Pruning
|
In microeconomics, pruning taken as a metaphor from gardening, refers to the removal of "excess" items from a budget.
In gardening, pruning is the practice of removing diseased, overmature, or otherwise unwanted portions from a woody plant. Pinching back herbaceous plants, such as chrysanthemums to encourage denser growth or more profuse or delayed flowering, is a form of pruning. So, on an even smaller scale, is the garden practice of "deadheading", or removing spent flowers before they begin to set seed, in order to concentrate a plant's energy on continued flower production.
Pruning.png
Pruning small branches can be done at any time of year. Large branches, with more than 5-10% of the plant's crown, can be pruned either during dormancy in winter, or in mid summer just after flowering, for species where winter frost can harm a recently-pruned plant. Autumn should be avoided, as the spores of disease and decay fungi are abundant at this time of year.

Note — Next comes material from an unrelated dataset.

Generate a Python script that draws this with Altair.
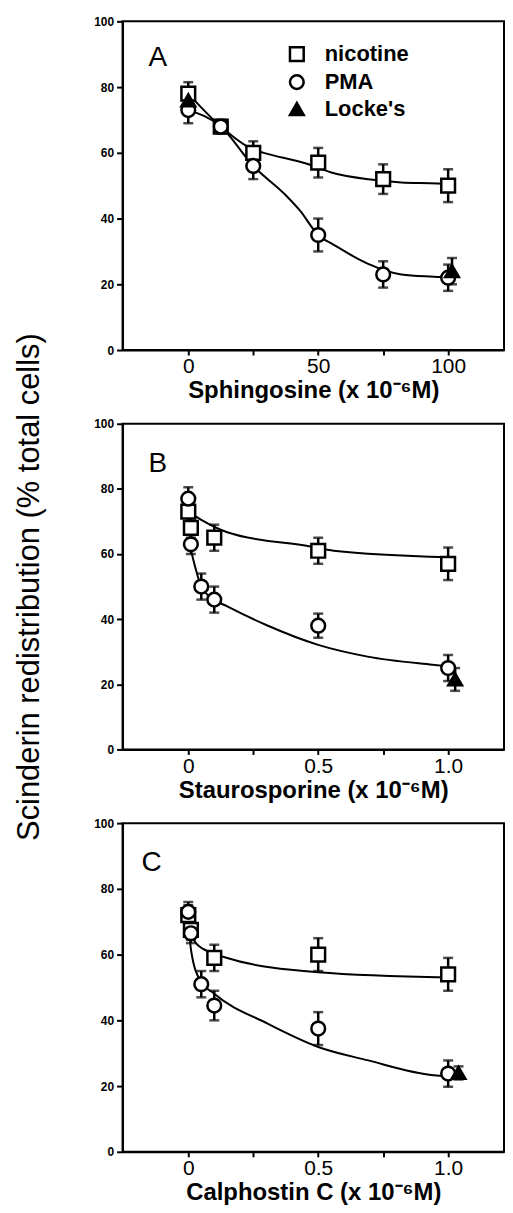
import altair as alt
import pandas as pd

FONT = "Liberation Sans"
SERIES = ["nicotine", "PMA", "Locke's"]

# ---------------- Panel A: Sphingosine (x 10^-6 M) ----------------
A_nic_x = [0, 12.5, 25, 50, 75, 100]
A_nic_y = [78, 68, 60, 57, 52, 50]
A_nic_e = [3.5, 2, 3.5, 4.5, 4.5, 5]
A_pma_x = [0, 12.5, 25, 50, 75, 100]
A_pma_y = [73, 68, 56, 35, 23, 22]
A_pma_e = [4, 2, 4, 5, 4, 4]
A_lk_x = [0, 101.5]
A_lk_y = [76, 24]
A_lk_e = [0, 4]
A_fit_nic_x = [0, 12.5, 25, 29, 46, 55, 71, 82, 96, 100]
A_fit_nic_y = [78, 68, 61, 60, 56.6, 54, 51.8, 51, 50.7, 50.5]
A_fit_pma_x = [0, 12.5, 25, 37, 43, 50, 56, 69, 82, 97, 100]
A_fit_pma_y = [73, 68, 56, 47.5, 42.4, 35, 32, 26.3, 23, 22.2, 22]

# ---------------- Panel B: Staurosporine (x 10^-6 M) ----------------
B_nic_x = [0, 0.01, 0.1, 0.5, 1.0]
B_nic_y = [73, 68, 65, 61, 57]
B_nic_e = [3, 3, 4, 4, 5]
B_pma_x = [0, 0.01, 0.05, 0.1, 0.5, 1.0]
B_pma_y = [77, 63, 50, 46, 38, 25]
B_pma_e = [3.5, 3, 4, 4, 3.7, 4]
B_lk_x = [1.027]
B_lk_y = [21.5]
B_lk_e = [3.5]
B_fit_nic_x = [0, 0.05, 0.15, 0.47, 0.56, 1.0]
B_fit_nic_y = [73, 70.5, 66.7, 62.3, 61, 59]
B_fit_pma_x = [0.005, 0.03, 0.05, 0.1, 0.15, 0.3, 0.5, 0.69, 0.94, 1.0]
B_fit_pma_y = [63, 55, 50, 46, 43.9, 38.2, 32.1, 28.5, 26, 25.5]

# ---------------- Panel C: Calphostin C (x 10^-6 M) ----------------
C_nic_x = [0, 0.01, 0.1, 0.5, 1.0]
C_nic_y = [72, 67.5, 59, 60, 54]
C_nic_e = [3, 3, 4, 5, 5]
C_pma_x = [0, 0.01, 0.05, 0.1, 0.5, 1.0]
C_pma_y = [73, 66.5, 51, 44.5, 37.5, 23.8]
C_pma_e = [3, 3, 4, 4.5, 5, 4]
C_lk_x = [1.04]
C_lk_y = [24]
C_lk_e = [2]
C_fit_nic_x = [0, 0.025, 0.075, 0.14, 0.5, 1.0]
C_fit_nic_y = [70, 64, 61, 59.2, 54.6, 53]
C_fit_pma_x = [0, 0.011, 0.046, 0.1, 0.305, 0.5, 0.688, 0.944, 1.0]
C_fit_pma_y = [70, 61.2, 52.1, 48.1, 39, 31.9, 27.9, 23.3, 23]

Y_TITLE = "Scinderin redistribution (% total cells)"
PLOT_W = 383


def points_df(groups):
    rows = []
    for name, xs, ys, es in groups:
        for x, y, e in zip(xs, ys, es):
            rows.append({"s": name, "x": x, "y": y, "e": e, "lo": y - e, "hi": y + e})
    return pd.DataFrame(rows)


def fit_df(groups):
    rows = []
    for name, xs, ys in groups:
        for i, (x, y) in enumerate(zip(xs, ys)):
            rows.append({"s": name, "x": x, "y": y, "i": i})
    return pd.DataFrame(rows)


def panel(pts, fit, xdom, xvals, xlabelexpr, xtitle, letter, lx, ly, height, legend, ytitle):
    xenc = alt.X("x:Q", scale=alt.Scale(domain=xdom, nice=False, zero=False),
                 axis=alt.Axis(values=xvals, labelExpr=xlabelexpr, title=xtitle,
                               labelFontSize=21, labelFontWeight="normal", labelFont=FONT,
                               titleFont=FONT, titleFontSize=24, titleFontWeight="bold",
                               titlePadding=2, tickSize=5, tickWidth=2, domainWidth=2,
                               labelPadding=1, grid=False, labelFlush=False))
    yaxis = dict(values=[0, 20, 40, 60, 80, 100], labelFontSize=12, labelFontWeight="bold",
                 labelFont=FONT, tickSize=6, tickWidth=2, domainWidth=2, labelPadding=3,
                 grid=False)
    if ytitle:
        yaxis.update(title=ytitle, titleFont=FONT, titleFontSize=31, titleFontWeight="normal",
                     titlePadding=48)
    else:
        yaxis.update(title=None)
    yscale = alt.Scale(domain=[0, 100], nice=False)
    yenc = alt.Y("y:Q", scale=yscale, axis=alt.Axis(**yaxis))

    base_pts = alt.Chart(pts)
    lines = alt.Chart(fit).mark_line(color="black", strokeWidth=2, interpolate="monotone").encode(
        x=xenc, y=yenc, detail="s:N", order="i:Q")
    bars = base_pts.transform_filter("datum.e > 0").mark_rule(color="black", strokeWidth=2.5).encode(
        x=xenc, y=alt.Y("lo:Q", scale=yscale, axis=alt.Axis(**yaxis)), y2="hi:Q")
    caps = base_pts.transform_filter("datum.e > 0").transform_fold(["lo", "hi"], as_=["k", "v"]).mark_tick(
        color="black", orient="horizontal", size=10, thickness=2.5).encode(
        x=xenc, y=alt.Y("v:Q", scale=yscale, axis=alt.Axis(**yaxis)))
    if legend:
        leg = alt.Legend(orient="none", legendX=164, legendY=22, title=None, labelFont=FONT,
                         labelFontSize=22, labelFontWeight="bold", labelColor="black",
                         symbolSize=190, symbolStrokeWidth=2.5, symbolStrokeColor="black",
                         rowPadding=4, labelOffset=17)
    else:
        leg = None
    syms = base_pts.mark_point(filled=True, size=190, strokeWidth=2.5, opacity=1).encode(
        x=xenc, y=yenc,
        shape=alt.Shape("s:N", scale=alt.Scale(domain=SERIES, range=["square", "circle", "triangle-up"]),
                        legend=leg),
        fill=alt.Fill("s:N", scale=alt.Scale(domain=SERIES, range=["white", "white", "black"]),
                      legend=leg),
        stroke=alt.Stroke("s:N", scale=alt.Scale(domain=SERIES, range=["black", "black", "black"]),
                          legend=leg))
    lab = alt.Chart(pd.DataFrame({"t": [letter]})).mark_text(
        font=FONT, fontSize=28, align="left", baseline="middle", color="black").encode(
        text="t:N", x=alt.value(lx), y=alt.value(ly))
    return alt.layer(lines, bars, caps, syms, lab).properties(width=PLOT_W, height=height)


pA = panel(points_df([("nicotine", A_nic_x, A_nic_y, A_nic_e), ("PMA", A_pma_x, A_pma_y, A_pma_e),
                      ("Locke's", A_lk_x, A_lk_y, A_lk_e)]),
           fit_df([("nicotine", A_fit_nic_x, A_fit_nic_y), ("PMA", A_fit_pma_x, A_fit_pma_y)]),
           [-25.3, 121.5], [0, 25, 50, 75, 100],
           "datum.value % 50 == 0 ? datum.label : ''",
           "Sphingosine (x 10⁻⁶M)", "A", 26, 37, 330, True, None)

LBL = "datum.value == 0 ? '0' : datum.value == 0.5 ? '0.5' : datum.value == 1 ? '1.0' : ''"

pB = panel(points_df([("nicotine", B_nic_x, B_nic_y, B_nic_e), ("PMA", B_pma_x, B_pma_y, B_pma_e),
                      ("Locke's", B_lk_x, B_lk_y, B_lk_e)]),
           fit_df([("nicotine", B_fit_nic_x, B_fit_nic_y), ("PMA", B_fit_pma_x, B_fit_pma_y)]),
           [-0.253, 1.215], [0, 0.25, 0.5, 0.75, 1.0], LBL,
           "Staurosporine (x 10⁻⁶M)", "B", 26, 40, 327, False, Y_TITLE)

pC = panel(points_df([("nicotine", C_nic_x, C_nic_y, C_nic_e), ("PMA", C_pma_x, C_pma_y, C_pma_e),
                      ("Locke's", C_lk_x, C_lk_y, C_lk_e)]),
           fit_df([("nicotine", C_fit_nic_x, C_fit_nic_y), ("PMA", C_fit_pma_x, C_fit_pma_y)]),
           [-0.253, 1.215], [0, 0.25, 0.5, 0.75, 1.0], LBL,
           "Calphostin C (x 10⁻⁶M)", "C", 19, 40, 330, False, None)

chart = alt.vconcat(pA, pB, pC, spacing=74, bounds="flush").resolve_legend(
    shape="independent", fill="independent", stroke="independent").properties(
    padding={"left": 4, "top": 4, "right": 0, "bottom": 0}
).configure_view(stroke="black", strokeWidth=2).configure_axis(
    domainColor="black", tickColor="black", labelColor="black", titleColor="black")

chart.save("out.html", embed_options={"renderer": "svg", "actions": False})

Some woody plants that tend to bleed profusely from cuts, such as maples, or which callous over slowly, such as magnolias, are better pruned in summer or at the onset of dormancy instead. Woody plants that flower early in the season, on spurs that form on wood that has matured the year before, such as apples, should be pruned right after flowering, as later pruning will sacrifice flowers the following season.
Prunedbushcloseup.jpg
Shearing to form hedges or topiary is also a form of pruning, in which most of the growing points are tipped back, to produced artificially dense growth. Proponents of pruning, both gardeners and orchardists, often argue that it is an art, and that it improves the health of the plant and makes sturdier structure, often referred to as the "scaffold"; opponents believe that pruning harms plants' "natural" forms.